Mumsnet has not checked the qualifications of anyone posting here. If you need help urgently or expert advice, please see our domestic violence webguide and/or relationships webguide. Many Mumsnetters experiencing domestic abuse have found this thread helpful: Listen up, everybody

So if your partner won't say he loves you or hug you, or kiss you...

53 replies

spotcheck · 15/10/2014 22:24

it ain't good right?
The backstory: we've been together 2 years and broken up a few times. We were back together for 10 months -things were really good and he recently moved in. Just before he moved in he started to drift away a bit. Nothing I could put my finger on, but not as affectionate as he was(he's not hugely affectionate anyways).
Anyways, he moved in - its been a few months and I can't remember when he last said he loved me. Or hugged me. We've had sex about 3 times in the last few months and during some of those times he refused to kiss me Blush. I've tried to talk to him but he says all is fine, he does love me etc etc.
I've said I can't live without affection and without being told I'm loved, but nothing has really changed.
I have kids, and he is brilliant with them - he loves being around them and they love him being here.
He's in his mid 40's, has never lived with someone with kids and has always been a bit of a lone wolf.
I'm hoping its all just an adjustment but think I'm probably fooling myself.
I feel so rejected, horrified, angry......

OP posts:
Panad · 16/10/2014 21:31

Thanks Spot. I don't know what to think really . Does he say he is in love with you?

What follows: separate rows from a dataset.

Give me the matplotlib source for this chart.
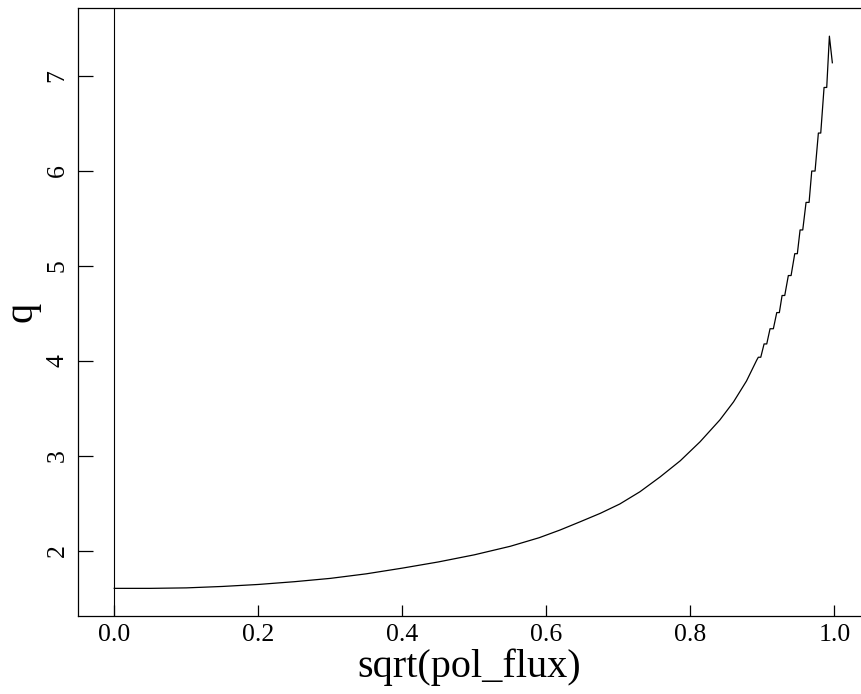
import numpy as np
import matplotlib
matplotlib.use("Agg")
import matplotlib.pyplot as plt

plt.rcParams['font.family'] = ['Liberation Serif', 'DejaVu Serif']

# safety factor profile q vs sqrt of normalised poloidal flux
rho_core = [0.0, 0.05, 0.10, 0.15, 0.20, 0.25, 0.30, 0.35, 0.40, 0.45, 0.50,
            0.55, 0.59, 0.619, 0.647, 0.675, 0.702, 0.730, 0.758, 0.786,
            0.8135, 0.841, 0.860, 0.878, 0.8922]
q_core = [1.607, 1.607, 1.612, 1.627, 1.648, 1.677, 1.712, 1.76, 1.82, 1.885, 1.96,
          2.05, 2.14, 2.221, 2.308, 2.397, 2.495, 2.624, 2.78, 2.95,
          3.15, 3.38, 3.57, 3.79, 4.01]

# edge region: the profile comes in plateau steps
step_start = [0.8944, 0.9024, 0.9107, 0.9200, 0.9274, 0.9361, 0.9450, 0.9524,
              0.9607, 0.9686, 0.9778, 0.9857]
step_end = [0.8978, 0.9061, 0.9153, 0.9236, 0.9311, 0.9399, 0.9486, 0.9561,
            0.9649, 0.9732, 0.9811, 0.9894]
step_q = [4.04, 4.18, 4.34, 4.51, 4.69, 4.90, 5.13, 5.38, 5.67, 6.00, 6.40, 6.88]

rho_tail = [0.9931, 0.9972]
q_tail = [7.42, 7.14]

rho = list(rho_core)
q = list(q_core)
for a, b, v in zip(step_start, step_end, step_q):
    rho += [a, b]
    q += [v, v]
rho += rho_tail
q += q_tail

fig = plt.figure(figsize=(8.61, 6.94), dpi=100)
ax = fig.add_axes([0.0909, 0.1128, 0.9091, 0.8752])

ax.plot(rho, q, color='black', lw=0.9)
ax.axvline(0.0, color='black', lw=0.8)

ax.set_xlim(-0.05, 1.037)
ax.set_ylim(1.319, 7.713)
ax.set_xticks([0.0, 0.2, 0.4, 0.6, 0.8, 1.0])
ax.set_xticklabels(['0.0', '0.2', '0.4', '0.6', '0.8', '1.0'])
ax.set_yticks([2, 3, 4, 5, 6, 7])

ax.spines['right'].set_visible(False)
for s in ['left', 'top', 'bottom']:
    ax.spines[s].set_linewidth(0.9)

ax.tick_params(axis='x', direction='in', length=8, width=0.9, labelsize=18.5, pad=6)
ax.tick_params(axis='y', direction='in', length=11, width=0.9, labelsize=18.5, pad=7)
for lab in ax.get_yticklabels():
    lab.set_rotation(90)
    lab.set_va('center')

ax.set_xlabel('sqrt(pol_flux)', fontsize=29, labelpad=2)
ax.set_ylabel('q', fontsize=29, labelpad=4)

fig.savefig('out.png', dpi=100)
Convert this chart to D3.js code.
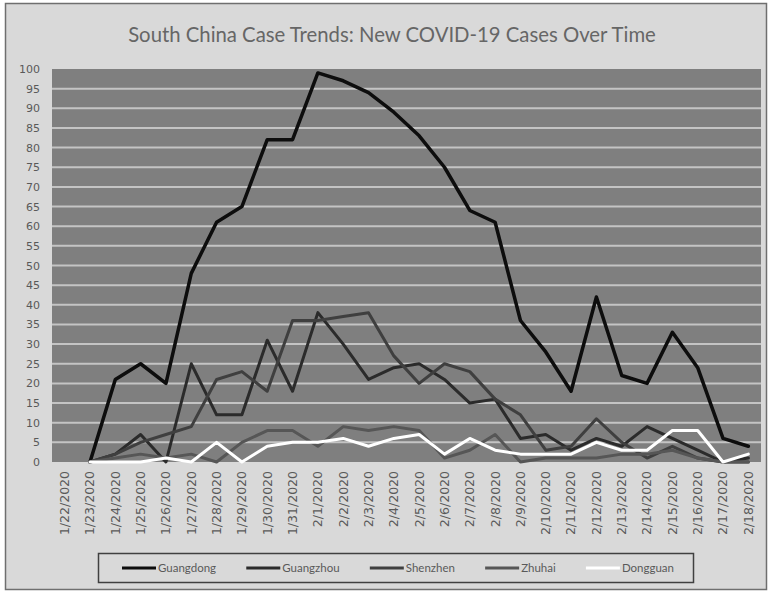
<!DOCTYPE html>
<html>
<head>
<meta charset="utf-8">
<script src="https://cdn.jsdelivr.net/npm/d3@7"></script>
<style>
  html, body { margin: 0; padding: 0; background: #ffffff; }
  svg { display: block; }
</style>
</head>
<body>
<svg id="chart" width="770" height="592"></svg>
<script>
// Report dates (x categories)
const dates = [
  "1/22/2020", "1/23/2020", "1/24/2020", "1/25/2020", "1/26/2020", "1/27/2020", "1/28/2020",
  "1/29/2020", "1/30/2020", "1/31/2020", "2/1/2020", "2/2/2020", "2/3/2020", "2/4/2020",
  "2/5/2020", "2/6/2020", "2/7/2020", "2/8/2020", "2/9/2020", "2/10/2020", "2/11/2020",
  "2/12/2020", "2/13/2020", "2/14/2020", "2/15/2020", "2/16/2020", "2/17/2020", "2/18/2020"
];

// New cases per day; null = no report that day
const guangdong = [null, 0, 21, 25, 20, 48, 61, 65, 82, 82, 99, 97, 94, 89, 83, 75, 64, 61, 36, 28, 18, 42, 22, 20, 33, 24, 6, 4];
const guangzhou = [null, 0, 2, 7, 0, 25, 12, 12, 31, 18, 38, 30, 21, 24, 25, 21, 15, 16, 6, 7, 3, 6, 4, 9, 6, 3, 0, 1];
const shenzhen  = [null, 0, 2, 5, 7, 9, 21, 23, 18, 36, 36, 37, 38, 27, 20, 25, 23, 16, 12, 3, 4, 11, 5, 1, 4, 1, 0, 0];
const zhuhai    = [null, 0, 1, 2, 1, 2, 0, 5, 8, 8, 4, 9, 8, 9, 8, 1, 3, 7, 0, 1, 1, 1, 2, 2, 3, 1, 0, 0];
const dongguan  = [null, 0, 0, 0, 1, 0, 5, 0, 4, 5, 5, 6, 4, 6, 7, 2, 6, 3, 2, 2, 2, 5, 3, 3, 8, 8, 0, 2];

const seriesNames = ["Guangdong", "Guangzhou", "Shenzhen", "Zhuhai", "Dongguan"];
const seriesValues = [guangdong, guangzhou, shenzhen, zhuhai, dongguan];
const seriesColors = ["#0d0d0d", "#2b2b2b", "#3f3f3f", "#565656", "#ffffff"];

const yTicks = d3.range(0, 101, 5);

const titleText = "South China Case Trends: New COVID-19 Cases Over Time";

const svg = d3.select("#chart");
const W = 770, H = 592;
const plot = { left: 52, right: 761, top: 69, bottom: 462 };
const textColor = "#595959";
const font = "'DejaVu Sans', sans-serif";

// Chart frame
svg.append("rect")
  .attr("x", 5.5).attr("y", 3.5)
  .attr("width", 761).attr("height", 586)
  .attr("fill", "#d9d9d9")
  .attr("stroke", "#6f6f6f")
  .attr("stroke-width", 1.5);

// Title, sized to its box
const title = svg.append("text")
  .attr("x", 392).attr("y", 42)
  .attr("text-anchor", "middle")
  .attr("fill", "#666666")
  .attr("font-family", "Lato, 'Open Sans', sans-serif")
  .attr("font-size", 20)
  .text(titleText);
const tw = title.node().getComputedTextLength();
title.attr("font-size", 20 * 528 / tw);

// Scales
const x = d3.scaleBand().domain(dates).range([plot.left, plot.right]);
const y = d3.scaleLinear().domain([0, 100]).range([plot.bottom, plot.top]);
const cx = d => x(d) + x.bandwidth() / 2;

// Plot area
svg.append("rect")
  .attr("x", plot.left).attr("y", plot.top)
  .attr("width", plot.right - plot.left).attr("height", plot.bottom - plot.top)
  .attr("fill", "#7f7f7f");

// Horizontal gridlines
svg.append("g")
  .selectAll("line")
  .data(yTicks.filter(t => t > 0 && t < 100))
  .join("line")
  .attr("x1", plot.left).attr("x2", plot.right)
  .attr("y1", d => y(d)).attr("y2", d => y(d))
  .attr("stroke", "#c4c4c4")
  .attr("stroke-width", 2);

// Y axis
const yAxis = svg.append("g")
  .attr("transform", `translate(${plot.left},0)`)
  .call(d3.axisLeft(y).tickValues(yTicks).tickSize(0).tickPadding(12));
yAxis.select(".domain").remove();
yAxis.selectAll("text")
  .attr("fill", textColor)
  .attr("font-family", font)
  .attr("font-size", 11);

// X axis with rotated date labels
const xAxis = svg.append("g")
  .attr("transform", `translate(0,${plot.bottom})`)
  .call(d3.axisBottom(x).tickSize(0).tickPadding(0));
xAxis.select(".domain").remove();
xAxis.selectAll("text")
  .attr("fill", textColor)
  .attr("font-family", font)
  .attr("font-size", 12.5)
  .attr("text-anchor", "end")
  .attr("dy", "0.35em")
  .attr("transform", "translate(0,9) rotate(-90)")
  .attr("x", 0).attr("y", 0);

// Series lines
const line = d3.line()
  .defined(d => d.v != null)
  .x(d => cx(d.date))
  .y(d => y(d.v));

svg.append("g")
  .selectAll("path")
  .data(seriesValues.map((vals, i) => ({
    name: seriesNames[i],
    color: seriesColors[i],
    points: vals.map((v, j) => ({ date: dates[j], v }))
  })))
  .join("path")
  .attr("d", s => line(s.points))
  .attr("fill", "none")
  .attr("stroke", s => s.color)
  .attr("stroke-width", (s, i) => i === 0 ? 3.5 : 3)
  .attr("stroke-linejoin", "round")
  .attr("stroke-linecap", "round");

// Legend
const legend = svg.append("g");
legend.append("rect")
  .attr("x", 98.5).attr("y", 553.5)
  .attr("width", 595).attr("height", 29)
  .attr("fill", "none")
  .attr("stroke", "#404040")
  .attr("stroke-width", 1.5);

const legendY = 568;
const sampleLen = 34;
const entries = legend.selectAll("g.entry")
  .data(seriesNames.map((n, i) => ({ name: n, color: seriesColors[i] })))
  .join("g").attr("class", "entry");
entries.append("line")
  .attr("x1", 0).attr("x2", sampleLen)
  .attr("y1", legendY).attr("y2", legendY)
  .attr("stroke", d => d.color)
  .attr("stroke-width", 3);
entries.append("text")
  .attr("x", sampleLen + 2).attr("y", legendY)
  .attr("dy", "0.35em")
  .attr("fill", textColor)
  .attr("font-family", "Lato, sans-serif")
  .attr("font-size", 11.5)
  .text(d => d.name);

// Spread the entries evenly between the first sample and the last label's end
const widths = [];
entries.selectAll("text").each(function () { widths.push(this.getComputedTextLength()); });
const startX = 122, endX = 674;
const used = d3.sum(widths, w => sampleLen + 2 + w);
const gap = (endX - startX - used) / (widths.length - 1);
let pos = startX;
entries.attr("transform", (d, i) => {
  const t = `translate(${pos},0)`;
  pos += sampleLen + 2 + widths[i] + gap;
  return t;
});
</script>
</body>
</html>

SweetErmengarde · 16/10/2014 21:53

OP, you could tie yourself in knots trying to diagnose, for want of a better word, his issues. Whether he's gay, a porn addict, deeply repressed or just plain disengaged, it's not your job to ferret it out and fix him; that's fora therapist to do, should he ever be self aware enough to consult one.

Your only job is to ensure a healthy, happy life for yourself and your DC; watching the inevitable toll your partner's coldness will take on your self-esteem will upset and unsettle them far more than this relationship ending would.

You have nothing to lose here, you deserve affection and intimacy and if this man cannot or will not give you that, you can part ways civilly with no drama, financial wrangling or upheaval for your DC. State what you need and tell him he can step up or step out.

AMumInScotland · 17/10/2014 09:51

Maybe you need to return him to the 'friend' category? If you actually like him, that is. He certainly doesn't sound like what you want out of a partner.

It sounds like maybe you were both hoping this would work out and 'fix' whatever his problem is, but it hasn't worked. Better not to keep trying to turn this into something it's just never going to be.

Get him to move out, and see if being friends works out. And then you are free to look out for a loving, sexual relationship which will give you what you need. And he can look for what he needs, or maybe try to get some help with dealing with whatever the problem is so that he understands what he wants and has slightly more chance of finding it.